> _What needs to be done_: Nothing in the data should change when you return it, but leave the pictures out.

> _Exercise input_:
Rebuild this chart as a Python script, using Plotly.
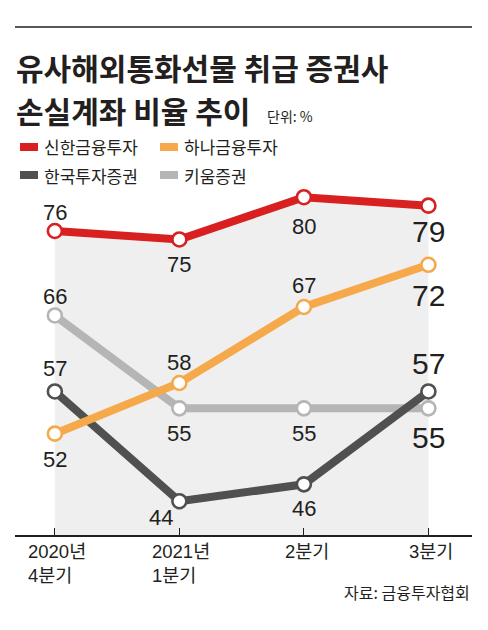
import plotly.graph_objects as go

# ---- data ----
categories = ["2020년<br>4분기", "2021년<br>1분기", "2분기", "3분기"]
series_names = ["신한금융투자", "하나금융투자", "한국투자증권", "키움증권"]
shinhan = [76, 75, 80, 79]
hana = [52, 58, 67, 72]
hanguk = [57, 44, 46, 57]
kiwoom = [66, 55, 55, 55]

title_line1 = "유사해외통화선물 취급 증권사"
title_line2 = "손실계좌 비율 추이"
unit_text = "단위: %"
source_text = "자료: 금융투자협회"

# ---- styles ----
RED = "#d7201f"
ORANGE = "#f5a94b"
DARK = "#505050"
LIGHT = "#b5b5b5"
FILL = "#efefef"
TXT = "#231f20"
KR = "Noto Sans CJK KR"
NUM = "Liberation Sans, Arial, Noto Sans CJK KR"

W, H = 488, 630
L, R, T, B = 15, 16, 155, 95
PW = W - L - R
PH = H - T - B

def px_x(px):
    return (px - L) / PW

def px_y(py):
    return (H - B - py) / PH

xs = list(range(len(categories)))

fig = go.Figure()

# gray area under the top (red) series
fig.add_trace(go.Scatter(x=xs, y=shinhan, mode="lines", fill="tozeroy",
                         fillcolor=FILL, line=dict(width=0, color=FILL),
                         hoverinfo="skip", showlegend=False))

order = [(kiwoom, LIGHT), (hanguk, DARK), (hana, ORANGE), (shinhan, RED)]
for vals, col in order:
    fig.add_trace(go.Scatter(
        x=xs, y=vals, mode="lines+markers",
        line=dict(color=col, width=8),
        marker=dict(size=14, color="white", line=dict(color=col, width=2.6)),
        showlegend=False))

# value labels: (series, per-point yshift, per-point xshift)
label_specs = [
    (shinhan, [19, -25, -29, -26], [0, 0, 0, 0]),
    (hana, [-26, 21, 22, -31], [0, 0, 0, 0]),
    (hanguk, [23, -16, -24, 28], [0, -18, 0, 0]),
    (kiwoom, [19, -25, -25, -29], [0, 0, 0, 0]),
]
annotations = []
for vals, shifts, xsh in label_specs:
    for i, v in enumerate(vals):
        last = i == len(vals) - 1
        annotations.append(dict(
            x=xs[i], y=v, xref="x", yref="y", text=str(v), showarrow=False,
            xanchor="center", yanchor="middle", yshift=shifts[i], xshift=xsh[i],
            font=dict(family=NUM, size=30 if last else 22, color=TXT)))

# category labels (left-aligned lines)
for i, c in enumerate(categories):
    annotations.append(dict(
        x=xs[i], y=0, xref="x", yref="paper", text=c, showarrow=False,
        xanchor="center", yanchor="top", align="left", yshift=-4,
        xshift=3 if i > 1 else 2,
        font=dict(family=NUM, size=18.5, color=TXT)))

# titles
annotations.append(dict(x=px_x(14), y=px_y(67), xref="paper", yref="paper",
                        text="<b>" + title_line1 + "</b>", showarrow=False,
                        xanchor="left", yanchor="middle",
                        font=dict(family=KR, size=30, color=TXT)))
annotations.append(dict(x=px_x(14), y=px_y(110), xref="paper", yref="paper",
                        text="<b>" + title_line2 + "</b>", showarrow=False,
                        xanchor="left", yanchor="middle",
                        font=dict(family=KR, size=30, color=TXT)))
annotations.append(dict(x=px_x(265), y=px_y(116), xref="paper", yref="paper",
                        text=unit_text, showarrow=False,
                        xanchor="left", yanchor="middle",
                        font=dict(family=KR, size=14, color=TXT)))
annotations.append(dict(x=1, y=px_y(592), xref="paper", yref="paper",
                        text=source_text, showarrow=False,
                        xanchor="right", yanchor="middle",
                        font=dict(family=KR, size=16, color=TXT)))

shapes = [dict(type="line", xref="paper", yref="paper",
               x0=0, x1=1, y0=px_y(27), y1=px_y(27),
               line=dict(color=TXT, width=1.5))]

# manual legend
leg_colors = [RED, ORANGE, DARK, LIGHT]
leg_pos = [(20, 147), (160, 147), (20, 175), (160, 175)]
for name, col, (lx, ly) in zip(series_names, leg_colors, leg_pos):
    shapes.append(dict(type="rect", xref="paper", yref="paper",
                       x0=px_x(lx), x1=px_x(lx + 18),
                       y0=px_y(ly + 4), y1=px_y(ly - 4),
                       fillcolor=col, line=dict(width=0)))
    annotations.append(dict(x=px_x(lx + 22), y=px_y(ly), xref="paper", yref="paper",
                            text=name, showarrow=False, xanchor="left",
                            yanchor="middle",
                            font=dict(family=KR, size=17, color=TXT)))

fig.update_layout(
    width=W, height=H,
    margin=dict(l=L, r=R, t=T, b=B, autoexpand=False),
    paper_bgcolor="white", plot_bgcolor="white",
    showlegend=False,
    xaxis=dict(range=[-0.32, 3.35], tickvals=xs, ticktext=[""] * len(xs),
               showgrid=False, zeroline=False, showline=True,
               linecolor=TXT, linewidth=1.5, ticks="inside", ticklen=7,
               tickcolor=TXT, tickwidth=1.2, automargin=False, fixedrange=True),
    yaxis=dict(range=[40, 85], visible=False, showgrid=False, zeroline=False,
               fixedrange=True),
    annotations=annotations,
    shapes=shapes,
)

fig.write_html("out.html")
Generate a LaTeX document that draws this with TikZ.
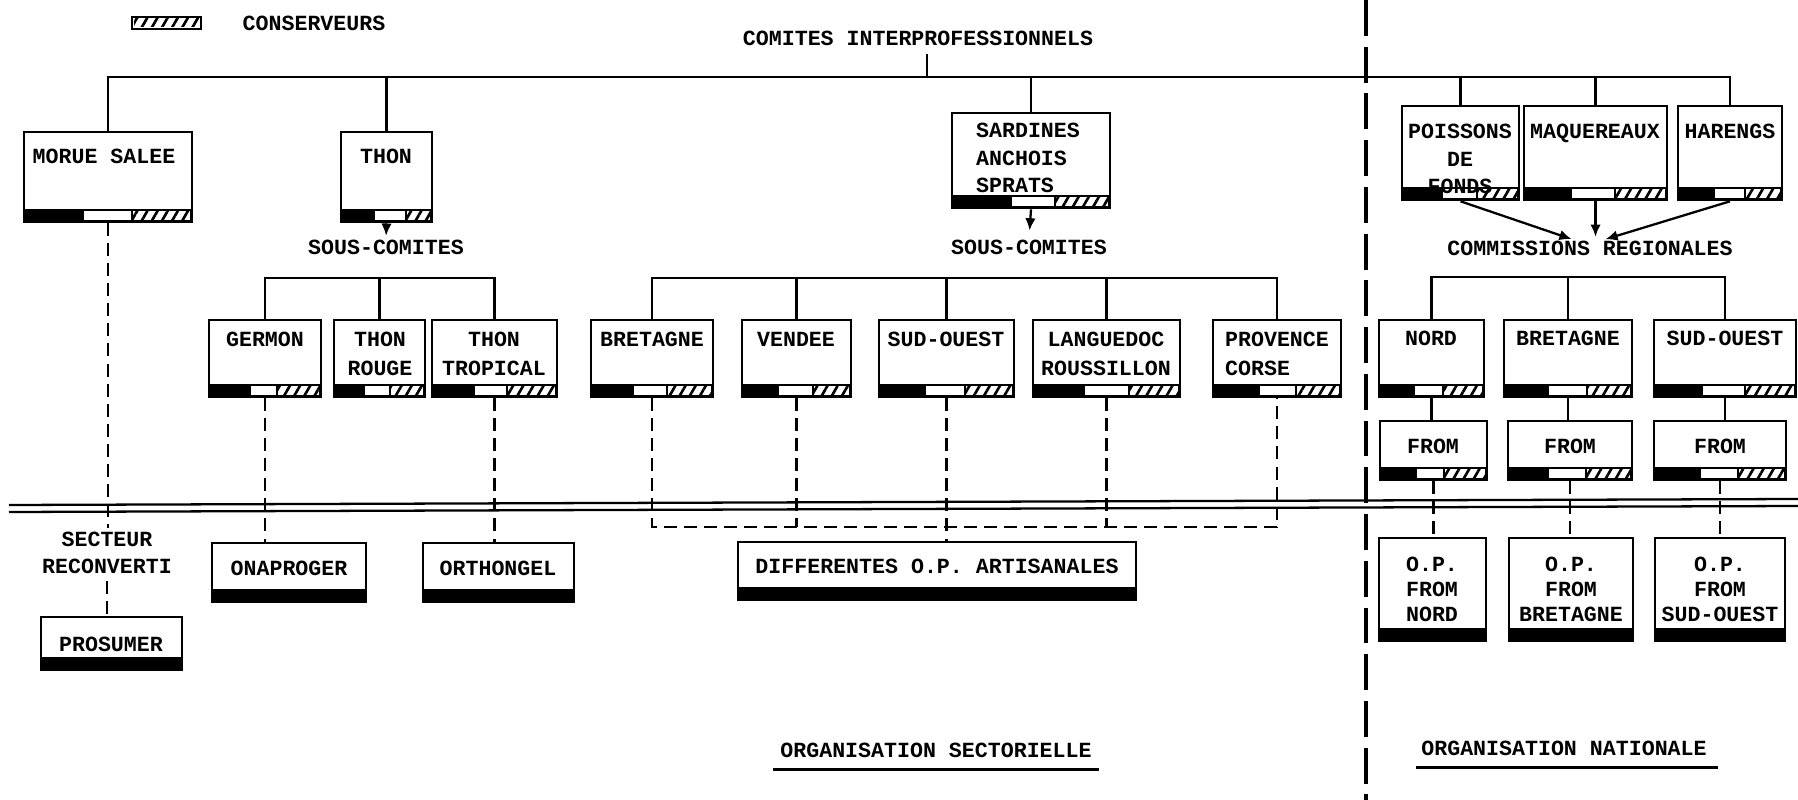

> _The result_:
Rebuild this chart as a Python script, using Plotly.
import plotly.graph_objects as go

# ---- data ----
categories = ["2020년<br>4분기", "2021년<br>1분기", "2분기", "3분기"]
series_names = ["신한금융투자", "하나금융투자", "한국투자증권", "키움증권"]
shinhan = [76, 75, 80, 79]
hana = [52, 58, 67, 72]
hanguk = [57, 44, 46, 57]
kiwoom = [66, 55, 55, 55]

title_line1 = "유사해외통화선물 취급 증권사"
title_line2 = "손실계좌 비율 추이"
unit_text = "단위: %"
source_text = "자료: 금융투자협회"

# ---- styles ----
RED = "#d7201f"
ORANGE = "#f5a94b"
DARK = "#505050"
LIGHT = "#b5b5b5"
FILL = "#efefef"
TXT = "#231f20"
KR = "Noto Sans CJK KR"
NUM = "Liberation Sans, Arial, Noto Sans CJK KR"

W, H = 488, 630
L, R, T, B = 15, 16, 155, 95
PW = W - L - R
PH = H - T - B

def px_x(px):
    return (px - L) / PW

def px_y(py):
    return (H - B - py) / PH

xs = list(range(len(categories)))

fig = go.Figure()

# gray area under the top (red) series
fig.add_trace(go.Scatter(x=xs, y=shinhan, mode="lines", fill="tozeroy",
                         fillcolor=FILL, line=dict(width=0, color=FILL),
                         hoverinfo="skip", showlegend=False))

order = [(kiwoom, LIGHT), (hanguk, DARK), (hana, ORANGE), (shinhan, RED)]
for vals, col in order:
    fig.add_trace(go.Scatter(
        x=xs, y=vals, mode="lines+markers",
        line=dict(color=col, width=8),
        marker=dict(size=14, color="white", line=dict(color=col, width=2.6)),
        showlegend=False))

# value labels: (series, per-point yshift, per-point xshift)
label_specs = [
    (shinhan, [19, -25, -29, -26], [0, 0, 0, 0]),
    (hana, [-26, 21, 22, -31], [0, 0, 0, 0]),
    (hanguk, [23, -16, -24, 28], [0, -18, 0, 0]),
    (kiwoom, [19, -25, -25, -29], [0, 0, 0, 0]),
]
annotations = []
for vals, shifts, xsh in label_specs:
    for i, v in enumerate(vals):
        last = i == len(vals) - 1
        annotations.append(dict(
            x=xs[i], y=v, xref="x", yref="y", text=str(v), showarrow=False,
            xanchor="center", yanchor="middle", yshift=shifts[i], xshift=xsh[i],
            font=dict(family=NUM, size=30 if last else 22, color=TXT)))

# category labels (left-aligned lines)
for i, c in enumerate(categories):
    annotations.append(dict(
        x=xs[i], y=0, xref="x", yref="paper", text=c, showarrow=False,
        xanchor="center", yanchor="top", align="left", yshift=-4,
        xshift=3 if i > 1 else 2,
        font=dict(family=NUM, size=18.5, color=TXT)))

# titles
annotations.append(dict(x=px_x(14), y=px_y(67), xref="paper", yref="paper",
                        text="<b>" + title_line1 + "</b>", showarrow=False,
                        xanchor="left", yanchor="middle",
                        font=dict(family=KR, size=30, color=TXT)))
annotations.append(dict(x=px_x(14), y=px_y(110), xref="paper", yref="paper",
                        text="<b>" + title_line2 + "</b>", showarrow=False,
                        xanchor="left", yanchor="middle",
                        font=dict(family=KR, size=30, color=TXT)))
annotations.append(dict(x=px_x(265), y=px_y(116), xref="paper", yref="paper",
                        text=unit_text, showarrow=False,
                        xanchor="left", yanchor="middle",
                        font=dict(family=KR, size=14, color=TXT)))
annotations.append(dict(x=1, y=px_y(592), xref="paper", yref="paper",
                        text=source_text, showarrow=False,
                        xanchor="right", yanchor="middle",
                        font=dict(family=KR, size=16, color=TXT)))

shapes = [dict(type="line", xref="paper", yref="paper",
               x0=0, x1=1, y0=px_y(27), y1=px_y(27),
               line=dict(color=TXT, width=1.5))]

# manual legend
leg_colors = [RED, ORANGE, DARK, LIGHT]
leg_pos = [(20, 147), (160, 147), (20, 175), (160, 175)]
for name, col, (lx, ly) in zip(series_names, leg_colors, leg_pos):
    shapes.append(dict(type="rect", xref="paper", yref="paper",
                       x0=px_x(lx), x1=px_x(lx + 18),
                       y0=px_y(ly + 4), y1=px_y(ly - 4),
                       fillcolor=col, line=dict(width=0)))
    annotations.append(dict(x=px_x(lx + 22), y=px_y(ly), xref="paper", yref="paper",
                            text=name, showarrow=False, xanchor="left",
                            yanchor="middle",
                            font=dict(family=KR, size=17, color=TXT)))

fig.update_layout(
    width=W, height=H,
    margin=dict(l=L, r=R, t=T, b=B, autoexpand=False),
    paper_bgcolor="white", plot_bgcolor="white",
    showlegend=False,
    xaxis=dict(range=[-0.32, 3.35], tickvals=xs, ticktext=[""] * len(xs),
               showgrid=False, zeroline=False, showline=True,
               linecolor=TXT, linewidth=1.5, ticks="inside", ticklen=7,
               tickcolor=TXT, tickwidth=1.2, automargin=False, fixedrange=True),
    yaxis=dict(range=[40, 85], visible=False, showgrid=False, zeroline=False,
               fixedrange=True),
    annotations=annotations,
    shapes=shapes,
)

fig.write_html("out.html")
Generate a LaTeX document that draws this with TikZ.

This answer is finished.